Em 2017, um embate entre a empresa brasileira Adriano Ometto e a espanhola Abengoa ficou bastante conhecida por envolver altos valores e nomes conhecidos. A companhia europeia sagrou-se vitoriosa na disputa, ocorrida em uma corte arbitral nos EUA, impondo ao brasileiro o pagamento de US$ 100 milhões.

O Superior Tribunal de Justiça, porém, se recusou a homologar a sentença arbitral estrangeira e acolheu um recurso do empresário brasileiro por entender que, embora não lhe caiba a análise do mérito desse tipo de decisão, o STJ ainda tem o dever de examinar a compatibilidade dessas decisões com a ordem jurídica nacional é sua missão constitucional.
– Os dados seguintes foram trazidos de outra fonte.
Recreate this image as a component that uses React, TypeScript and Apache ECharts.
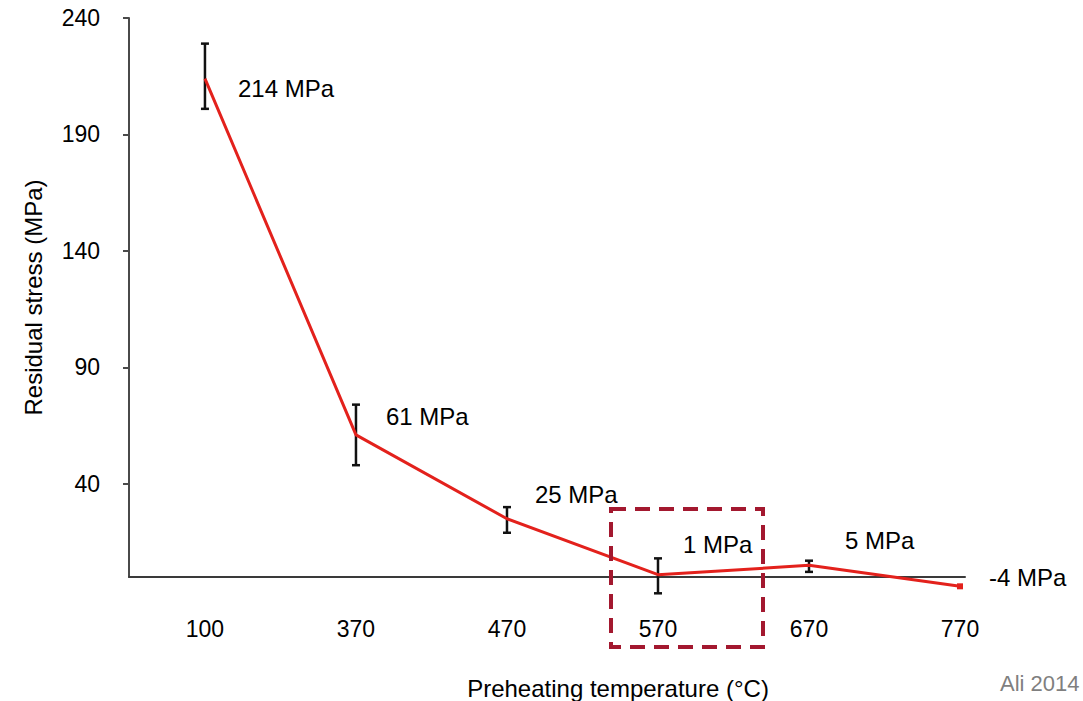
import React, { useEffect, useRef } from "react";
import * as echarts from "echarts";

const categories = ["100", "370", "470", "570", "670", "770"];
const stress = [214, 61, 25, 1, 5, -4];
const errLow = [201, 48, 19, -7, 2.2, -4];
const errHigh = [229, 74, 30, 8, 7, -4];
const pointLabels = ["214 MPa", "61 MPa", "25 MPa", "1 MPa", "5 MPa", "-4 MPa"];
const yTicks = [40, 90, 140, 190, 240];

// label layout (offsets relative to point), kept separate from the data
const labelOffsets = [
  [28, 10],
  [25, -18],
  [23, -24],
  [20, -30],
  [31, -25],
  [21, -9],
];

const FONT = "Liberation Sans, Arial, sans-serif";

export default function App() {
  const ref = useRef<HTMLDivElement>(null);

  useEffect(() => {
    if (!ref.current) return;
    const chart = echarts.init(ref.current, null, { renderer: "svg" });
    const xIdx = categories.map((_, i) => i);
    const lineData = xIdx.map((i) => [i, stress[i]]);
    const errData = xIdx
      .filter((i) => errHigh[i] !== errLow[i])
      .map((i) => [i, errLow[i], errHigh[i]]);

    const option: any = {
      animation: false,
      backgroundColor: "#ffffff",
      textStyle: { fontFamily: FONT },
      grid: {
        left: 129,
        right: 118,
        top: 18,
        bottom: 124,
        outerBoundsMode: "none",
        containLabel: false,
      },
      xAxis: {
        type: "value",
        min: -0.503,
        max: 5.033,
        splitLine: { show: false },
        axisLine: { onZero: true, lineStyle: { color: "#3a3a3a", width: 2 } },
        axisTick: { show: false },
        axisLabel: {
          customValues: xIdx,
          formatter: (v: number) => categories[Math.round(v)] ?? "",
          color: "#000",
          fontSize: 23,
          fontFamily: FONT,
          margin: 40,
        },
        name: "Preheating temperature (°C)",
        nameLocation: "middle",
        nameGap: 99,
        nameTextStyle: {
          color: "#000",
          fontSize: 24,
          fontFamily: FONT,
          padding: [0, 0, 0, 142],
        },
      },
      yAxis: {
        type: "value",
        min: 0,
        max: 240,
        splitLine: { show: false },
        axisLine: { show: true, onZero: false, lineStyle: { color: "#4a4a4a", width: 2 } },
        axisTick: {
          show: true,
          length: 6,
          customValues: yTicks,
          lineStyle: { color: "#4a4a4a", width: 2 },
        },
        axisLabel: {
          customValues: yTicks,
          color: "#000",
          fontSize: 23,
          fontFamily: FONT,
          margin: 29,
        },
        name: "Residual stress (MPa)",
        nameLocation: "middle",
        nameGap: 84,
        nameTextStyle: { color: "#000", fontSize: 24, fontFamily: FONT },
      },
      series: [
        {
          type: "custom",
          clip: false,
          z: 3,
          data: errData,
          renderItem: (params: any, api: any) => {
            const x = api.value(0);
            const lo = api.coord([x, api.value(1)]);
            const hi = api.coord([x, api.value(2)]);
            const w = 4;
            const style = { stroke: "#111", lineWidth: 2.5 };
            return {
              type: "group",
              children: [
                { type: "line", shape: { x1: lo[0], y1: lo[1], x2: hi[0], y2: hi[1] }, style },
                { type: "line", shape: { x1: lo[0] - w, y1: lo[1], x2: lo[0] + w, y2: lo[1] }, style },
                { type: "line", shape: { x1: hi[0] - w, y1: hi[1], x2: hi[0] + w, y2: hi[1] }, style },
              ],
            };
          },
        },
        {
          type: "line",
          clip: false,
          z: 4,
          data: lineData,
          symbol: "rect",
          symbolSize: (_v: any, p: any) => (p.dataIndex === stress.length - 1 ? 6 : 0),
          itemStyle: { color: "#e3211c" },
          lineStyle: { color: "#e3211c", width: 3 },
          label: {
            show: true,
            position: "right",
            distance: 5,
            color: "#000",
            fontSize: 24,
            fontFamily: FONT,
            formatter: (p: any) => pointLabels[p.dataIndex],
          },
          labelLayout: (p: any) => {
            const o = labelOffsets[p.dataIndex] || [0, 0];
            return { dx: o[0], dy: o[1] };
          },
          emphasis: { disabled: true },
        },
      ],
      graphic: [
        {
          type: "rect",
          shape: { x: 611, y: 509, width: 152, height: 138 },
          style: { fill: "none", stroke: "#a3182f", lineWidth: 4, lineDash: [15, 9] },
          z: 10,
        },
        {
          type: "text",
          x: 1000,
          y: 683,
          style: {
            text: "Ali 2014",
            fill: "#7f7f7f",
            fontSize: 22,
            fontFamily: FONT,
            verticalAlign: "middle",
          },
        },
      ],
    };

    chart.setOption(option);
    return () => chart.dispose();
  }, []);

  return (
    <div
      ref={ref}
      style={{ position: "fixed", left: 0, top: 0, width: 1083, height: 701 }}
    />
  );
}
Na ocasião, a companhia nacional alegou que o presidente do trio de árbitros, David Rivkin, seria sócio sênior do escritório de advocacia que teria defendido os interesses da Abengoa em outras ocasiões. O argumento foi acolhido pelo STJ no acórdão:

“O recebimento pelo escritório de advocacia do árbitro presidente de vultosa quantia paga por uma das partes no curso da arbitragem, ainda que não decorrente do patrocínio direto de seus interesses, mas com eles relacionado, configura hipótese objetiva passível de comprometer a isenção do árbitro presidente, podendo ser enquadrada no inciso II do artigo 135 do CPC”, ressaltou o ministro relator João Otávio de Noronha em seu voto.

O professor Carlos Alberto Carmona também foi alvo de contestação de imparcialidade, em 2020. A Barramares Turismo o acusou de já conhecer anteriormente, ao menos profissionalmente, os advogados pertencentes ao escritório de advocacia da outra parte envolvida – Delta do Parnaíba Empreendimentos, o que culminou na nulidade do caso.

Na decisão, o desembargador do Tribunal de Justiça do Piauí, Luiz Gonzaga Brandão de Carvalho afirma que o professor e árbitro, Carlos Alberto Carmona, “faltou com a verdade ao negar que conhecia advogados do escritório que representa os apelados, então autores no procedimento arbitral”, e cita um parecer do próprio Carmona no documento.

No parecer citado, Carmona afirma que, se uma das partes da arbitragem não for informada sobre as relações existentes entre os árbitros e a outra parte “é natural o sentimento de desconfiança, resultante da informação relevante omitida” e que o dever de revelação é a “pedra de toque neste jogo de confiança-desconfiança”.

O caso mais recente envolve uma briga bilionária entre a Eldorado Brasil Celulose e a indonésia Paper Excellence. A brasileira, pertencente a holding J&F, descobriu que o árbitro Anderson Schreiber, por meio do seu escritório de advocacia, dividia salas, telefones, funcionários e até clientes com o escritório Stocche Forbes, que defende a Paper Excellence.

O árbitro não revelou isso ao assumir o tribunal e deixou o caso após os episódios virem à tona. Apesar das provas e argumentos apresentados pela companhia nacional, que questionou a arbitragem na Justiça, diferentemente dos outros casos citados, a juíza Renata Maciel negou a anulação, em julho desse ano.